In India when I stayed with who I call 'my surrogate family'. Man, I love them. The parents Melchandar and Didi (same age as I am) slept in one room with their five children. Their life is not comfortable but like we all do, they've adapted in order to survive the reality of intense snowfall, low caste status, lack of running water and employment. They amazingly do survive with an incredible faith in Shiva (God of the Universe). But one thing I really felt they had so powerfully that I feel we have really lost in the West is a true sense of community and family; they share their karma's and dramas. If one member of the family suffers; the whole family suffers with them. I mean what could be more manifest than blood? In the West we have an idea that to need support is weakness. You don't see updates of people saying; "Guys, going through a major break up, feel bloody miserable, could do with a hug" on Facebook do you? And yet we all suffer. We all feel emotions and its hard because we rightly know the value of optimism and don't like to bring another down. This 'one man for himself' and 'dog eat dog' can be a ruthless field of play.
This big wall around our hearts has done an amazing job at blocking out true feelings, true empathy and open heartedness with another. Understandably really because life can be hard, people can be shit and we all by nature, strive to survive.
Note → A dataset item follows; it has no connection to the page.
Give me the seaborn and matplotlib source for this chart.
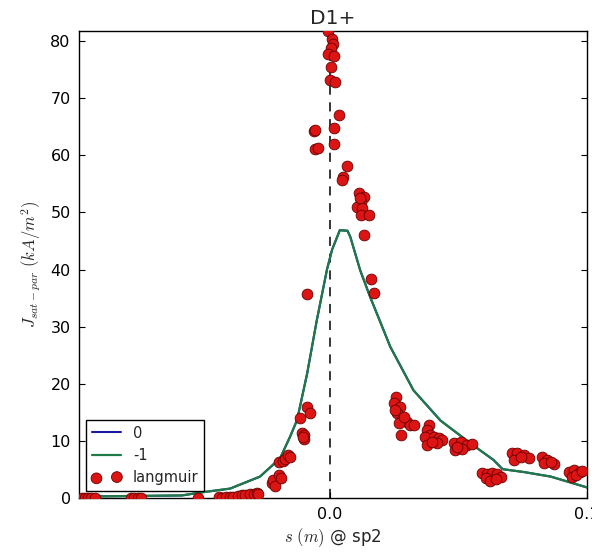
import numpy as np
import pandas as pd
import matplotlib
matplotlib.use("Agg")
import matplotlib.pyplot as plt
import seaborn as sns

# Simulated saturation current profiles along the target (two runs)
sim_s = [-0.0973, -0.0573, -0.0503, -0.0386, -0.0270, -0.0192, -0.0153, -0.0126,
         -0.0087, -0.0050, -0.0010, 0.0010, 0.0040, 0.0070, 0.0081, 0.0119,
         0.0158, 0.0236, 0.0326, 0.0431, 0.0548, 0.0637, 0.0672, 0.0754,
         0.0859, 0.1000]
sim_j0 = [0.3, 0.5, 1.0, 1.7, 3.8, 7.0, 10.8, 13.7,
          21.8, 31.0, 40.0, 43.5, 46.9, 46.8, 45.7, 39.9,
          35.2, 26.5, 18.9, 13.6, 9.6, 6.7, 5.1, 4.6,
          3.8, 1.9]
sim_jm1 = list(sim_j0)

# Langmuir probe measurements
probe_s = [-0.0962, -0.0950, -0.0938, -0.0925, -0.0912,
           -0.0772, -0.0758, -0.0745, -0.0732,
           -0.0510,
           -0.0430, -0.0416, -0.0402, -0.0388, -0.0374,
           -0.0355, -0.0341, -0.0328, -0.0309, -0.0292, -0.0280, -0.0276,
           -0.0224, -0.0218, -0.0211, -0.0198, -0.0189,
           -0.0198, -0.0180, -0.0172, -0.0160, -0.0153,
           -0.0114, -0.0088, -0.0075,
           -0.0107, -0.0101, -0.0098, -0.0104,
           -0.0088,
           -0.0062, -0.0058, -0.0056, -0.0043,
           -0.0004, 0.0009, 0.0013, 0.0005, -0.0004, 0.0018, 0.0005, 0.0000, 0.0022,
           0.0038, 0.0018, 0.0018,
           0.0068, 0.0054, 0.0050,
           0.0113, 0.0132, 0.0122, 0.0107, 0.0126, 0.0123, 0.0152, 0.0118, 0.0135,
           0.0161, 0.0174,
           0.0260, 0.0252, 0.0275, 0.0262, 0.0282, 0.0301, 0.0314, 0.0327,
           0.0268, 0.0279, 0.0288, 0.0256,
           0.0385, 0.0379, 0.0392, 0.0372, 0.0405, 0.0424, 0.0437, 0.0379,
           0.0418, 0.0398,
           0.0482, 0.0509, 0.0535, 0.0554, 0.0489, 0.0515, 0.0496,
           0.0593, 0.0612, 0.0632, 0.0651, 0.0664, 0.0606, 0.0625, 0.0645,
           0.0710, 0.0729, 0.0755, 0.0774, 0.0716, 0.0742,
           0.0826, 0.0846, 0.0872, 0.0833, 0.0859,
           0.0930, 0.0949, 0.0973, 0.0943, 0.0956, 0.0982]
probe_j = [0.1, 0.1, 0.1, 0.1, 0.1,
           0.1, 0.1, 0.1, 0.1,
           0.1,
           0.2, 0.1, 0.2, 0.3, 0.3,
           0.4, 0.5, 0.6, 0.7, 0.8, 1.0, 0.7,
           2.6, 3.2, 2.2, 4.1, 3.5,
           6.3, 6.6, 6.8, 7.6, 7.3,
           14.1, 16.0, 15.0,
           11.5, 11.0, 10.4, 10.8,
           35.7,
           64.2, 64.5, 61.1, 61.3,
           81.7, 80.3, 79.4, 78.8, 77.8, 77.4, 75.4, 73.1, 72.8,
           67.1, 64.8, 61.9,
           58.1, 56.2, 55.7,
           53.4, 52.7, 51.9, 51.0, 50.7, 49.6, 49.6, 52.5, 46.0,
           38.3, 35.9,
           17.8, 16.6, 16.0, 14.9, 13.7, 13.4, 12.8, 12.8,
           13.1, 11.1, 14.3, 15.5,
           12.8, 11.9, 11.1, 10.8, 10.8, 10.5, 10.2, 9.3,
           9.6, 9.9,
           9.6, 9.9, 9.3, 9.5, 8.4, 8.7, 9.0,
           4.4, 4.2, 4.5, 4.2, 3.8, 3.5, 3.1, 3.3,
           7.9, 8.0, 7.6, 7.0, 6.7, 7.3,
           7.3, 6.7, 6.0, 6.2, 6.4,
           4.65, 4.9, 4.65, 3.8, 4.1, 4.8]

x_ticks = [0.0, 0.1]
x_tick_labels = ["0.0", "0.1"]
y_ticks = [0, 10, 20, 30, 40, 50, 60, 70, 80]

sns.set_style("ticks")
plt.rcParams.update({
    "font.family": ["DejaVu Sans"],
    "mathtext.fontset": "cm",
    "xtick.direction": "in",
    "ytick.direction": "in",
    "xtick.top": True,
    "ytick.right": True,
    "xtick.major.size": 4,
    "ytick.major.size": 4,
    "axes.edgecolor": "black",
    "axes.linewidth": 1.0,
    "xtick.color": "black",
    "ytick.color": "black",
})

sim = pd.DataFrame({"s": sim_s, "j0": sim_j0, "jm1": sim_jm1})
probe = pd.DataFrame({"s": probe_s, "j": probe_j})

fig, ax = plt.subplots(figsize=(5.92, 5.53), dpi=100)
fig.subplots_adjust(left=0.1334, right=0.9916, top=0.9445, bottom=0.0989)

sns.lineplot(data=sim, x="s", y="j0", ax=ax, color="#1a1aa0", lw=1.5,
             label="0", zorder=2)
sns.lineplot(data=sim, x="s", y="jm1", ax=ax, color="#1f7a45", lw=1.6,
             label="-1", zorder=3)
sns.scatterplot(data=probe, x="s", y="j", ax=ax, color="#dc1414",
                edgecolor="#6a0000", linewidth=0.6, s=60, label="langmuir",
                zorder=4)

ax.axvline(0.0, color="black", ls=(0, (6, 5)), lw=1.1, zorder=1)

ax.set_xlim(-0.0973, 0.1)
ax.set_ylim(0, 81.8)
ax.set_xticks(x_ticks)
ax.set_xticklabels(x_tick_labels)
ax.set_yticks(y_ticks)
ax.tick_params(labelsize=11.5, pad=6)

ax.set_title("D1+", fontsize=14.5, pad=5)
ax.set_xlabel(r"$s\ (m)$ @ sp2", fontsize=12, labelpad=3)
ax.set_ylabel(r"$J_{sat-par}\ (kA/m^2)$", fontsize=12, labelpad=5)

leg = ax.legend(loc="lower left", scatterpoints=2, fontsize=10.5,
                handlelength=2.0, borderaxespad=0.5, fancybox=False,
                framealpha=1.0, edgecolor="black")
leg.get_frame().set_linewidth(1.0)

fig.savefig("out.png", dpi=100)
Its sad that we even have to ask for help when really, deep down, there is a sense of knowing when something's up with someone;"R U OK?" is worthy of a plug here.
There are a lot of things to be thankful for when being from a 'developed' nation, I feel super grateful for the freedom and comfort that affords me yet personally, its wonderful to come back to thanks for my family despite them being sprinkled about the globe and my galavants. They are not perfect. We've had a 'story' but thankfully we've taken the lessons and moved on.
The biggest insight I have had recently in terms of relating to people is to 'live and let live', something I am sure is very hard for parents to accept when their little'ns become big'ns or you see people you love missing the obvious... and in an interestingly cool way this idea could lead to anarchism:
The world is so imbalanced this day today with so much separation because people both in personal relationships and worldwide try to fix other people in the outer sense to get some kind of inner peace and balance. This will never work out, we need to hold ourselves responsible for our own inner selves and lives.My gorgeous 3 year old nephew who I met for the first time this week just said aloud "Hakuna Matata."
Amen to that little 3 year old man. Such a gift.